Saturday, November 8, 2014

SOOTHING SPIRIT OF SONG AND POETRY.

Goethe said:  One should, each day, try to hear a little song, read a good poem, see a fine picture, and, if possible, speak a few reasonable words.

Music is all around us, rowers still chant and call their strokes, campers sing around the fire, auctioneers and street vendors, sing to sell their wares, mothers sing to their children, father's too. Protestors sing on the picket lines.  Music comforts the sick and weary and inspires writers, and thinkers and all of us to grander effort, or a lighter mood. Music wafts through stores and elevators, and one is never far from television and radio. And, music for the most part is poetry.

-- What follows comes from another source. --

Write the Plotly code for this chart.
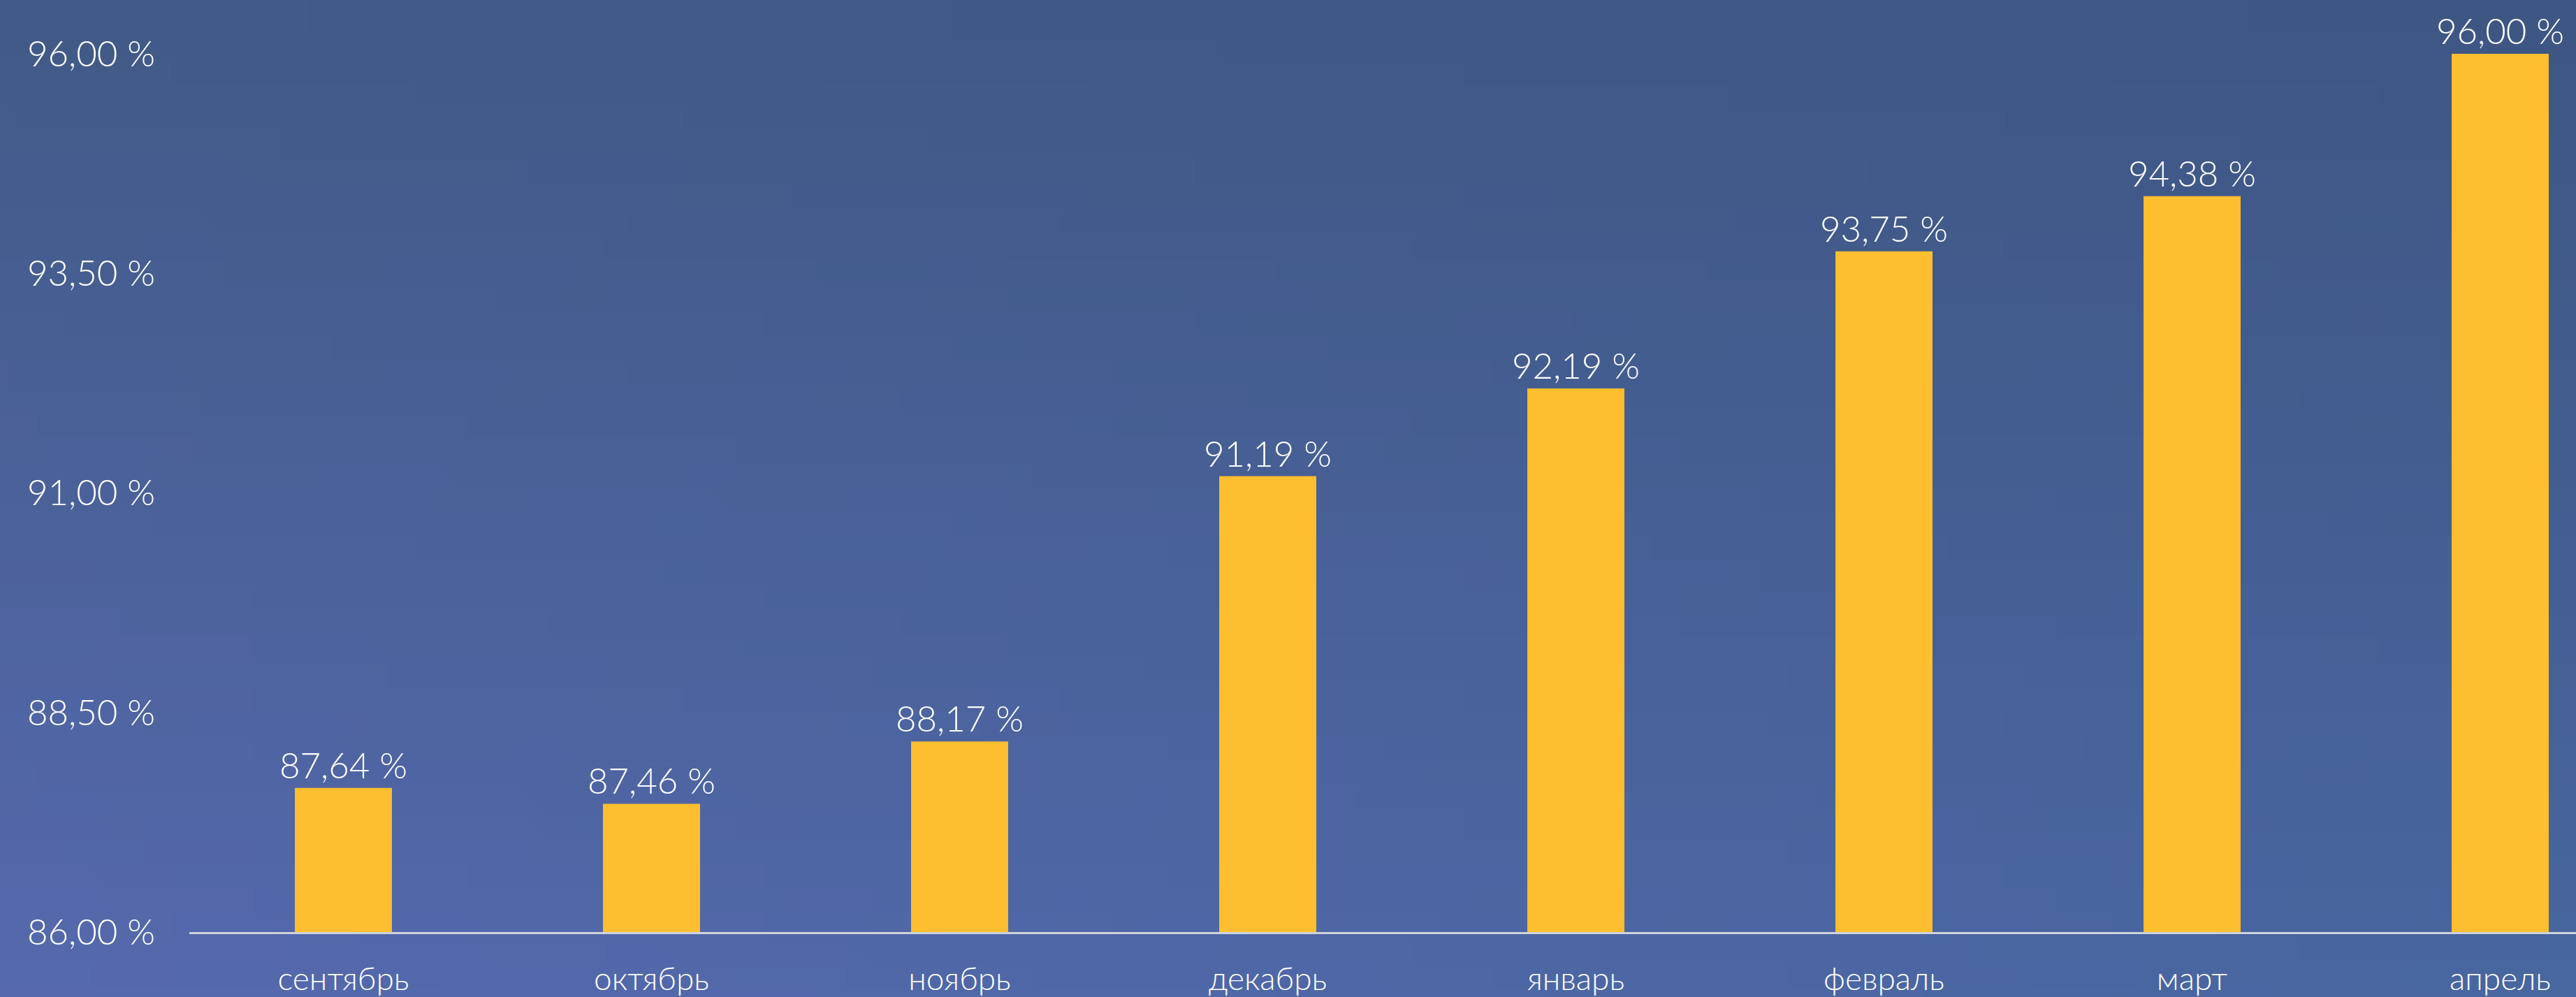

I've been rummaging around in folk anthologies about working people's songs.
Most of us can remember Sixteen Tons,  Eight Hours, The Old Chisholm Trail.
I got caught up in the music and forgot they were real men working real jobs and suffering exploitation by the "company."  I knew Sixteen Tons was about back-breaking work at a low pay day after day where the coal miner was unable to get out of the trap of indebtedness. Employers knew how to set up that invisible net to keep them in that trap.

And, of course, I'm familiar with the happy sounds of Ty Yi Yippy, Yippy, Yea... of the Old Chisholm Trail Somehow I didn't hear or remember the other verses of the song that  make the exploitation clear. The boss can fire you on a whim and dock your pay if he sees fit and they always did.

A-ropeing and a-tying and a-branding all day,
I'm working mighty hard for mighty little pay,
I went to the boss to draw my roll,
He had me figured out ten dollars in the hole.
The boss says to me, "I'll fire you,
Not only you but the whole damn crew."
We organized a union and it's going mighty strong,
The boss minds his business and we all get along."

The song, Eight Hours was a rallying song from the late nineteenth century when people worked from sun-up to sun-set, the whole year, no vacations, no time off, no cushion against illness. Unions made things better, but young people today, don't recognize what they owe to unions and in some ways, our middle class is working very hard for low wages,often both parents, and not getting ahead. I see some similarities.
The song says:
We mean to make things over, we are tired of toil for naught,
With but bare enough to live upon and never and hour for thought.
We want to feel the sunshine and we want to smell the flowers,
We are sure that God has will'd it, and we mean to have eight hours.
We're summoning our forces from the shipyard , shop and mill,
Eight hours for work, eight hours for rest and eight hours for what we will.

Carpenters won an 8-hour day in 1890, but it took decades before the majority of workers won a shorter work day.
For me it was a repeat education and a reminder of what we owe unions and a treatise on the power of the people when they are maligned.